In an earlier post about 7900, I observed:
It’s rather Sci-Fi in design and aesthetics – H.R. Giger-like, even what a drivetrain would look like on the set of Blade Runner …
Built up, DA 7900 looks solid, tough, ready to race. It matches the Hotspur’s high-end custom Ti-carbon aesthetics and that maybe a limiter. Is the group, at such a high price, for “doctor bikes” only? Possibly and in the race scene, the buzz is about SRAM for the performance and price. I don’t doubt you’ll see this group on tours, receational rides, and with fitness riders.
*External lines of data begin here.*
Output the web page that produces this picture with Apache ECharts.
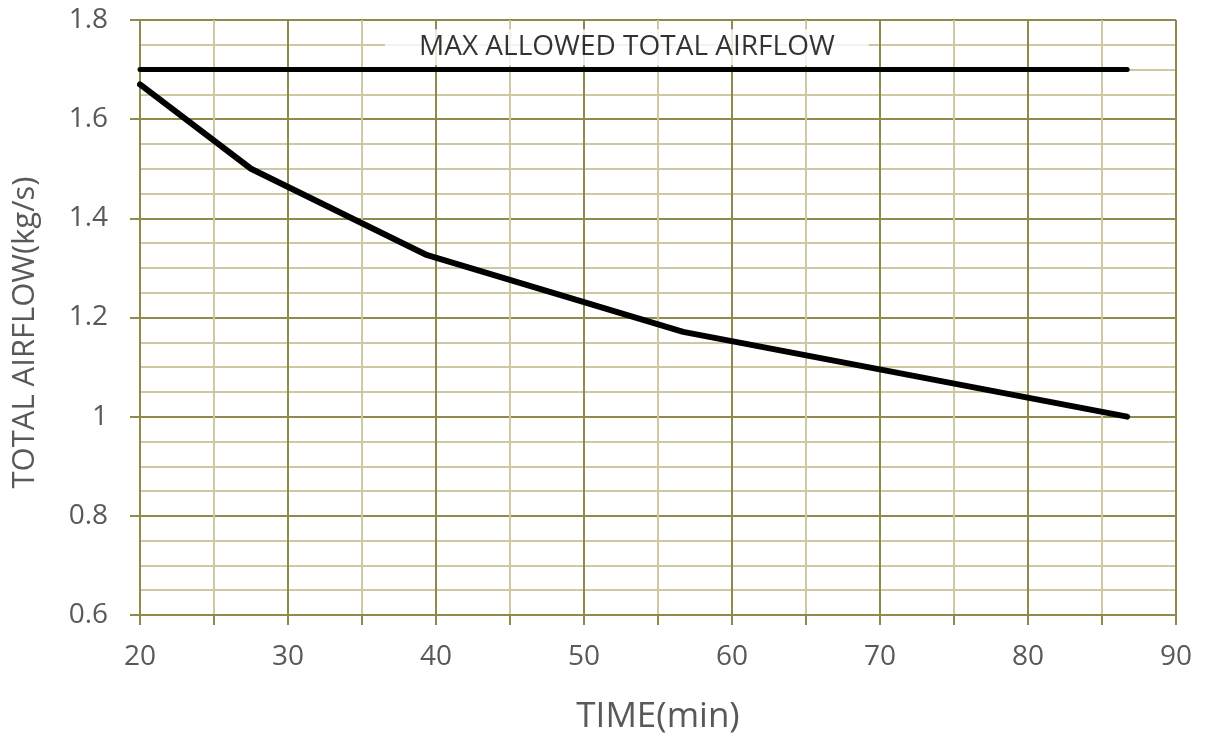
<!DOCTYPE html>
<html><head><meta charset="utf-8">
<script src="https://cdn.jsdelivr.net/npm/echarts@6/dist/echarts.min.js"></script>
<style>html,body{margin:0;padding:0;background:#fff}#c{width:1210px;height:740px}</style>
</head><body><div id="c"></div>
<script>
const timeMin = [20, 27.5, 39.3, 56.7, 86.7];
const airflow = [1.67, 1.5, 1.327, 1.171, 1.0];
const maxTime = [20, 86.7];
const maxAirflow = [1.7, 1.7];
const labelText = 'MAX ALLOWED TOTAL AIRFLOW';
const labelPos = [52.9, 1.745];
const xTitle = 'TIME(min)';
const yTitle = 'TOTAL AIRFLOW(kg/s)';

const MAJOR = '#8d8a4b', MINOR = '#cdc7a2', TXT = '#595959';
const FONT = 'Open Sans';
const chart = echarts.init(document.getElementById('c'), null, {renderer:'canvas'});
chart.setOption({
  animation:false,
  grid:{left:140, right:34, top:20, bottom:122},
  xAxis:{type:'value', min:20, max:90, interval:10,
    name:xTitle, nameLocation:'middle', nameGap:85,
    nameTextStyle:{color:TXT, fontSize:35, fontFamily:FONT},
    axisLine:{show:true, lineStyle:{color:MAJOR, width:2}},
    axisTick:{show:true, length:10, lineStyle:{color:MAJOR, width:2}},
    minorTick:{show:true, splitNumber:2, length:10, lineStyle:{color:MAJOR, width:2}},
    axisLabel:{color:TXT, fontSize:28, fontFamily:FONT, margin:28},
    splitLine:{show:true, lineStyle:{color:MAJOR, width:2}},
    minorSplitLine:{show:true, lineStyle:{color:MINOR, width:2}}
  },
  yAxis:{type:'value', min:0.6, max:1.8, interval:0.2,
    name:yTitle, nameLocation:'middle', nameGap:99,
    nameTextStyle:{color:TXT, fontSize:31, fontFamily:FONT, padding:[0,30,0,0]},
    axisLine:{show:true, lineStyle:{color:MAJOR, width:2}},
    axisTick:{show:true, length:10, lineStyle:{color:MAJOR, width:2}},
    minorTick:{show:false, splitNumber:4},
    axisLabel:{color:TXT, fontSize:28, fontFamily:FONT, margin:32,
      formatter:v=>String(Math.round(v*10)/10)},
    splitLine:{show:true, lineStyle:{color:MAJOR, width:2}},
    minorSplitLine:{show:true, lineStyle:{color:MINOR, width:2}}
  },
  series:[
    {type:'line', data:maxTime.map((t,i)=>[t,maxAirflow[i]]), symbol:'none',
     lineStyle:{color:'#000', width:5, cap:'round'}, z:3},
    {type:'line', data:timeMin.map((t,i)=>[t,airflow[i]]), symbol:'none',
     lineStyle:{color:'#000', width:6, cap:'round', join:'round'}, z:4},
    {type:'scatter', data:[labelPos], symbolSize:0, z:5,
     label:{show:true, position:'inside', formatter:labelText, color:'#000',
       fontSize:28, fontFamily:FONT, backgroundColor:'#fff', padding:[4,34,4,34]}}
  ]
});
</script></body></html>
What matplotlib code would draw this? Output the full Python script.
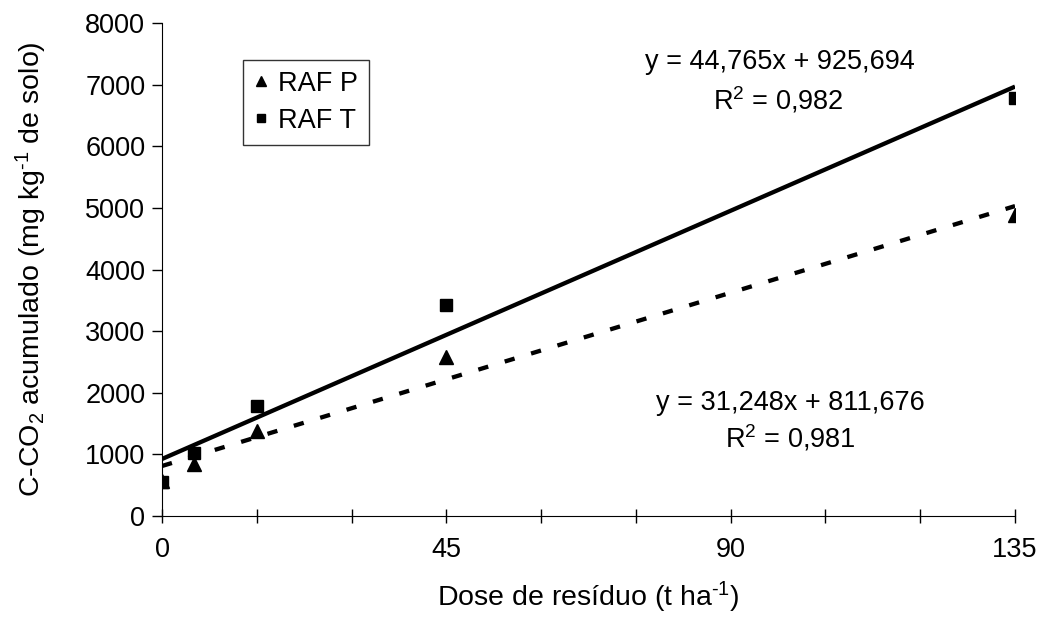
import numpy as np
import matplotlib
matplotlib.use("Agg")
import matplotlib.pyplot as plt
from matplotlib.ticker import MultipleLocator

plt.rcParams['font.family'] = ['Liberation Sans', 'DejaVu Sans']
plt.rcParams['mathtext.fontset'] = 'custom'
plt.rcParams['mathtext.rm'] = 'Liberation Sans'
plt.rcParams['mathtext.it'] = 'Liberation Sans'

# Data
dose = [0, 5, 15, 45, 135]
raf_p = [560, 840, 1380, 2580, 4890]
raf_t = [550, 1020, 1790, 3425, 6790]

# Fitted equations shown on the chart
coef_t = (44.765, 925.694)
coef_p = (31.248, 811.676)
eq_t = "y = 44,765x + 925,694"
r2_t = "R$^2$ = 0,982"
eq_p = "y = 31,248x + 811,676"
r2_p = "R$^2$ = 0,981"

fig = plt.figure(figsize=(10.4, 6.41), dpi=100)
ax = fig.add_axes([0.1558, 0.195, 0.8202, 0.769])

# regression lines over the dose range
xfit = np.array([0, 135])
ax.plot(xfit, coef_t[0] * xfit + coef_t[1], color='black', linewidth=3.1, solid_capstyle='butt')
ax.plot(xfit, coef_p[0] * xfit + coef_p[1], color='black', linewidth=3.1,
        linestyle=(0, (2.4, 4.0)), dash_capstyle='butt')

ax.plot(dose, raf_p, linestyle='none', marker='^', markersize=10, color='black', label='RAF P')
ax.plot(dose, raf_t, linestyle='none', marker='s', markersize=9, color='black', label='RAF T')

ax.set_xlim(0, 135)
ax.set_ylim(0, 8000)
ax.xaxis.set_major_locator(MultipleLocator(45))
ax.xaxis.set_minor_locator(MultipleLocator(15))
ax.yaxis.set_major_locator(MultipleLocator(1000))

for s in ['top', 'right']:
    ax.spines[s].set_visible(False)

ax.tick_params(axis='y', direction='out', length=7, width=1, labelsize=19.5, pad=5)
ax.tick_params(axis='x', which='both', direction='inout', length=10, width=1, labelsize=19.5, pad=10)

ax.set_xlabel("Dose de resíduo (t ha$^{\\text{-1}}$)", fontsize=20.5, labelpad=12)
ax.set_ylabel("C-CO$_2$ acumulado (mg kg$^{\\text{-1}}$ de solo)", fontsize=20.5, labelpad=26)

# equation annotations (positions in pixels of the 1040x641 figure)
for txt, xp, yp in [(eq_t, 780, 62), (r2_t, 778, 100), (eq_p, 790, 403), (r2_p, 790, 438)]:
    fig.text(xp / 1040, 1 - yp / 641, txt, fontsize=19.5, ha='center', va='center')

leg = ax.legend(loc='upper left', bbox_to_anchor=(243 / 1040, 1 - 60 / 641),
                bbox_transform=fig.transFigure, fontsize=19.5, frameon=True,
                fancybox=False, handlelength=0.5, handletextpad=0.4,
                borderpad=0.4, labelspacing=0.4, markerscale=0.7,
                borderaxespad=0)
leg.get_frame().set_edgecolor('black')
leg.get_frame().set_linewidth(1.0)

fig.savefig("out.png", dpi=100)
For racers, if you bang up your bike in an office park crit crash and need to replace the rear derailleur, that’s $400.00 and ouch. Checking catalog prices at Excel, I found
- Campagnolo Record Group 10sp – $1,729.00
- Shimano Ultegra Group 10 speed – $794.00
- SRAM Red Group – 1,599.00
and they don’t list pricing on 7900, but expect it at $2700.00.
Is it worth it? Well, if it’s spec’d on a bike or you’re upgrading I think yes. Summary: really f’ing nice group and really expensive. Sell that old group on eBay, Craiglist, or move it to another bike. If you’ve got a stable like me, DA 7900 maybe reserved for the love bike that you don’t race in crits and save for rides with your brohams.
Back to my OS analogy, you could wait and get along just fine. If you do update, you’re going to appreciate all the improvements. I think between the three groups – Shimano, SRAM, Campagnolo – it’s a matter of taste v. performace. They all perform very well at the mid and higher end.